If you are launching your own vessel, there are many launch points in both cities, as well as close-to-shore locations for fishing with rocky bottoms and ledges that attract a variety of species. You will have no problem finding a reputable deep sea fishing charter from either location. Many of the charter captains have worked the region for decades and offer a variety of trips to suit your skill level and interest.
Anglers enjoy the spring offshore action from the southern coast for species like red snapper and grouper. Summertime (July-August) brings in anglers to target sailfish that peak in the Gulf Stream, which is 60 to 80 miles offshore. Summer is also ideal for dolphin and barracuda.
When waters start to cool in the fall, anglers can target king mackerel, amberjack, and flounder offshore, as well as red drum close to the coastline. Winter angling success follows suit pretty evenly along the coast, with more limited options for species and catches.
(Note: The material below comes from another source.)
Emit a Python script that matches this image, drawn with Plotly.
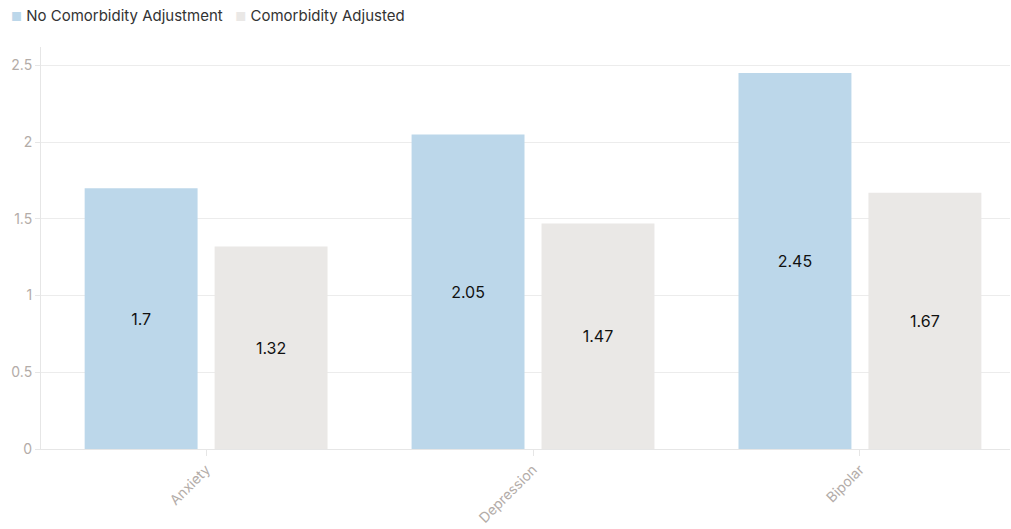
import plotly.graph_objects as go

categories = ["Anxiety", "Depression", "Bipolar"]
no_adjustment = [1.7, 2.05, 2.45]
adjusted = [1.32, 1.47, 1.67]
series_names = ["No Comorbidity Adjustment", "Comorbidity Adjusted"]
series_colors = ["#bcd7ea", "#eae8e6"]
y_ticks = [0, 0.5, 1, 1.5, 2, 2.5]
y_tick_text = ["0", "0.5", "1", "1.5", "2", "2.5"]

FONT = "Inter, Lato, sans-serif"

fig = go.Figure()
for name, color, values in zip(series_names, series_colors, [no_adjustment, adjusted]):
    fig.add_trace(go.Bar(
        name=name,
        x=categories, y=values,
        marker=dict(color=color, line=dict(width=0)),
        text=[str(v) for v in values],
        textposition="inside", insidetextanchor="middle",
        textfont=dict(color="#111111", size=16, family=FONT),
    ))

# compact legend row drawn as annotations: swatch glyph followed by the series name
legend_html = "   ".join(
    f"<span style='color:{c};font-size:12px'>■</span> {n}"
    for n, c in zip(series_names, series_colors)
)
fig.add_annotation(
    text=legend_html, xref="paper", yref="paper", x=-0.033, y=1.0,
    xanchor="left", yanchor="bottom", yshift=20, showarrow=False,
    font=dict(size=15, color="#333333", family=FONT),
)

fig.update_layout(
    width=1011, height=529,
    margin=dict(l=41, r=1, t=47, b=80),
    paper_bgcolor="white", plot_bgcolor="white",
    barmode="group", bargap=0.205, bargroupgap=0.131,
    font=dict(family=FONT, color="#333333", size=14),
    showlegend=False,
    xaxis=dict(
        range=[-0.505, 2.459],
        showline=True, linecolor="#e6e6e6", linewidth=1,
        ticks="outside", tickcolor="#e6e6e6", ticklen=6,
        tickangle=-45, tickfont=dict(color="#b3aca8", size=14, family=FONT),
        showgrid=False,
    ),
    yaxis=dict(
        range=[0, 2.62],
        tickvals=y_ticks, ticktext=y_tick_text,
        showline=True, linecolor="#e6e6e6", linewidth=1,
        ticks="outside", tickcolor="#e6e6e6", ticklen=5,
        gridcolor="#ececec", gridwidth=1, zeroline=False,
        tickfont=dict(color="#b3aca8", size=14, family=FONT),
    ),
)

fig.write_html("out.html")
There are 11 artificial reefs in the southern region that are easy spots to target if you want to try your luck for a mixed bag of species. If you are staying in Beaufort, wind down from your fishing holiday with the laid-back friendliness of the locals in the historic seaside town. If Hilton Head Island is your home base, be sure to leave a little post-fishing time to enjoy some of the local tourist attractions.
4. Murrells Inlet
Another popular deep sea departure point in South Carolina is at Murrells Inlet, especially for the serious anglers who are ready for aggressive trips 60-plus miles offshore. If you come to Murrells Inlet for a lifetime fishing experience, it is best to book a full-day charter to have enough time to get to the right water and tangle with species like sailfish, cobia, mahi-mahi, wahoo, King mackerel, and sharks.
In between the big bites, your captain might set up to jig for amberjacks, grouper, porgies, triggerfish, and grunts lingering in depths of 150 to 250 feet for bait coming from the Gulf Stream.
As with other South Carolina offshore fishing, summer months are your best times for fishing, as the warmer water suits species like grouper, snapper, tarpon and mahi-mahi. Late summer is when sailfish are on the move, and by the fall and winter months that bite gives way to species like amberjack and wahoo. In the spring, you can target wahoo and blackfin tuna, tarpon, and shark.
Most anglers and captains like to have a back-up plan, and that is something that Murrells Inlet offers if offshore waters are not suitable on your booked charter day. There is great inshore fishing for redfish, black drum, and speckled trout.